* begin *

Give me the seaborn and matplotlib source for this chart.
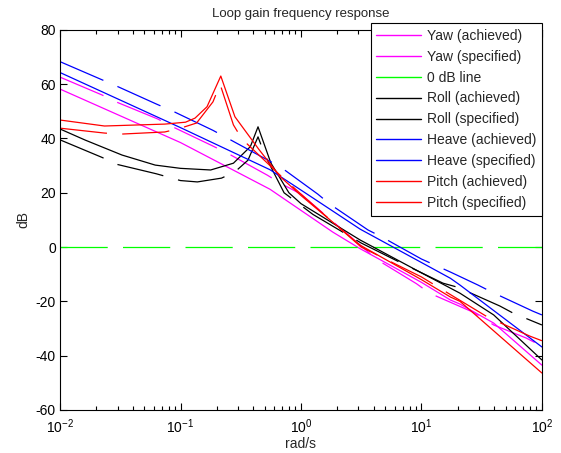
import matplotlib
matplotlib.use("Agg")
import matplotlib.pyplot as plt
from matplotlib.lines import Line2D
from matplotlib.ticker import LogLocator, NullFormatter
import seaborn as sns
import pandas as pd

# frequencies (rad/s) and gains (dB)
yaw_ach_w = [0.01, 0.1, 0.553, 1.84, 3.1, 10, 17.4, 20.9, 39.8, 100]
yaw_ach_db = [58.2, 38.5, 21.3, 5.5, -0.6, -13, -19.5, -21, -28, -43.5]

yaw_spec_w = [0.01, 0.0224, 0.0295, 0.0646, 0.087, 0.186, 0.245, 0.525, 0.67, 1,
              2, 4.27, 9.1, 11.7, 26.9, 39.8, 74, 100]
yaw_spec_db = [62.6, 56, 53.4, 47.2, 44.2, 37.2, 34.6, 26.5, 23.6, 19.5,
               8, -4.6, -13.5, -17, -24, -28.7, -33.5, -36.5]

zero_w = [0.01, 100]
zero_db = [0, 0]

roll_ach_w = [0.01, 0.0162, 0.0327, 0.0617, 0.1, 0.178, 0.275, 0.38, 0.44, 0.562,
              0.794, 1, 3.1, 10, 20.9, 39.8, 100]
roll_ach_db = [43.5, 39.4, 33.9, 30.2, 29, 28.4, 30.9, 37, 44.3, 31,
               20, 16, 2.6, -9.5, -17, -25, -41.6]

roll_spec_w = [0.01, 0.0224, 0.0295, 0.063, 0.1, 0.138, 0.219, 0.283, 0.363, 0.44,
               0.5, 0.724, 1.26, 3.16, 6.9, 15.1, 20, 44.7, 57.5, 100]
roll_spec_db = [39.5, 33, 30.5, 27, 24.5, 24, 25.4, 27.7, 32, 40.6,
                34, 20, 12, 1.5, -6, -13.3, -14.8, -21.7, -24.3, -28.7]

heave_ach_w = [0.01, 0.1, 0.553, 1, 3.1, 17.4, 20.9, 100]
heave_ach_db = [64.3, 44, 28.5, 21, 6.6, -11.5, -14, -36.8]

heave_spec_w = [0.01, 0.0295, 0.063, 0.087, 0.186, 0.676, 1.38, 1.74, 3.6, 4.7,
                10, 13.5, 17.4, 29.5, 38.5, 84, 100]
heave_spec_db = [68.3, 59.3, 52.7, 50, 43, 29.5, 19.5, 15.8, 6.3, 3.7,
                 -4.4, -7, -9.2, -14, -16.6, -23.6, -25]

pitch_ach_w = [0.01, 0.0234, 0.0741, 0.11, 0.132, 0.166, 0.216, 0.283, 0.447, 0.67,
               1, 3.1, 10, 17.4, 20.9, 100]
pitch_ach_db = [46.8, 44.6, 45.3, 46, 47.5, 51.7, 63, 48, 36, 26,
                19, 0.7, -12, -18.4, -20, -46.4]

pitch_spec_w = [0.01, 0.0234, 0.0316, 0.0741, 0.1, 0.136, 0.186, 0.213, 0.275, 0.324,
                0.67, 1, 3.16, 10, 17.4, 35.5, 79.4, 100]
pitch_spec_db = [43.8, 42, 41.6, 42.4, 43.8, 45.7, 53.5, 60, 45, 39.8,
                 26.5, 19.5, 0, -11, -17.5, -25.8, -32.8, -34.5]

labels = ['Yaw (achieved)', 'Yaw (specified)', '0 dB line',
          'Roll (achieved)', 'Roll (specified)',
          'Heave (achieved)', 'Heave (specified)',
          'Pitch (achieved)', 'Pitch (specified)']
colors = ['#ff00ff', '#ff00ff', '#00ff00', '#000000', '#000000',
          '#0000ff', '#0000ff', '#ff0000', '#ff0000']
dashed = [False, True, True, False, True, False, True, False, True]

series = [(yaw_ach_w, yaw_ach_db), (yaw_spec_w, yaw_spec_db), (zero_w, zero_db),
          (roll_ach_w, roll_ach_db), (roll_spec_w, roll_spec_db),
          (heave_ach_w, heave_ach_db), (heave_spec_w, heave_spec_db),
          (pitch_ach_w, pitch_ach_db), (pitch_spec_w, pitch_spec_db)]

sns.set_style("white")
plt.rcParams['font.family'] = ['Liberation Sans', 'DejaVu Sans']
plt.rcParams['mathtext.fontset'] = 'custom'
plt.rcParams['mathtext.rm'] = 'Liberation Sans'
plt.rcParams['mathtext.it'] = 'Liberation Sans'
plt.rcParams['axes.unicode_minus'] = False

fig = plt.figure(figsize=(5.61, 4.53), dpi=100)
ax = fig.add_axes([0.107, 0.095, 0.859, 0.839])

lw = 0.9
dash = (0, (34 / lw, 11 / lw))
for (w, db), lab, c, d in zip(series, labels, colors, dashed):
    df = pd.DataFrame({'w': w, 'db': db})
    sns.lineplot(data=df, x='w', y='db', ax=ax, color=c, linewidth=lw,
                 linestyle=dash if d else '-', legend=False)

ax.set_xscale('log')
ax.set_xlim(0.01, 100)
ax.set_ylim(-60, 80)
ax.set_yticks(range(-60, 81, 20))
ax.xaxis.set_minor_locator(LogLocator(base=10, subs=range(2, 10), numticks=20))
ax.xaxis.set_minor_formatter(NullFormatter())
ax.tick_params(which='both', direction='in', top=True, right=True,
               bottom=True, left=True, labelsize=10, colors='black', width=0.8)
ax.tick_params(which='major', length=5)
ax.tick_params(which='minor', length=3)
ax.tick_params(axis='x', which='major', pad=5)
ax.tick_params(axis='y', which='major', pad=3)
for s in ax.spines.values():
    s.set_color('black')
    s.set_linewidth(0.8)

ax.set_title('Loop gain frequency response', fontsize=9.5, pad=9)
ax.set_xlabel('rad/s', fontsize=10, labelpad=1)
ax.set_ylabel('dB', fontsize=10, labelpad=4)

handles = [Line2D([], [], color=c, linewidth=1.0) for c in colors]
leg = ax.legend(handles, labels, loc='upper right', bbox_to_anchor=(1.0, 1.018),
                borderaxespad=0, fontsize=10, frameon=True, fancybox=False,
                framealpha=1, edgecolor='black', handlelength=3.2,
                handletextpad=0.45, labelspacing=0.5, borderpad=0.4)
leg.get_frame().set_linewidth(0.8)

fig.savefig('out.png', dpi=100)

* end *

● **Task brief**
Write out again, exactly, the lines from the start of the listing up to the line containing "20, 16, 2.6, -9.5, -17, -25, -41.6]", with both ends and without pictures.

● **The output**
Give me the seaborn and matplotlib source for this chart.
import matplotlib
matplotlib.use("Agg")
import matplotlib.pyplot as plt
from matplotlib.lines import Line2D
from matplotlib.ticker import LogLocator, NullFormatter
import seaborn as sns
import pandas as pd

# frequencies (rad/s) and gains (dB)
yaw_ach_w = [0.01, 0.1, 0.553, 1.84, 3.1, 10, 17.4, 20.9, 39.8, 100]
yaw_ach_db = [58.2, 38.5, 21.3, 5.5, -0.6, -13, -19.5, -21, -28, -43.5]

yaw_spec_w = [0.01, 0.0224, 0.0295, 0.0646, 0.087, 0.186, 0.245, 0.525, 0.67, 1,
              2, 4.27, 9.1, 11.7, 26.9, 39.8, 74, 100]
yaw_spec_db = [62.6, 56, 53.4, 47.2, 44.2, 37.2, 34.6, 26.5, 23.6, 19.5,
               8, -4.6, -13.5, -17, -24, -28.7, -33.5, -36.5]

zero_w = [0.01, 100]
zero_db = [0, 0]

roll_ach_w = [0.01, 0.0162, 0.0327, 0.0617, 0.1, 0.178, 0.275, 0.38, 0.44, 0.562,
              0.794, 1, 3.1, 10, 20.9, 39.8, 100]
roll_ach_db = [43.5, 39.4, 33.9, 30.2, 29, 28.4, 30.9, 37, 44.3, 31,
               20, 16, 2.6, -9.5, -17, -25, -41.6]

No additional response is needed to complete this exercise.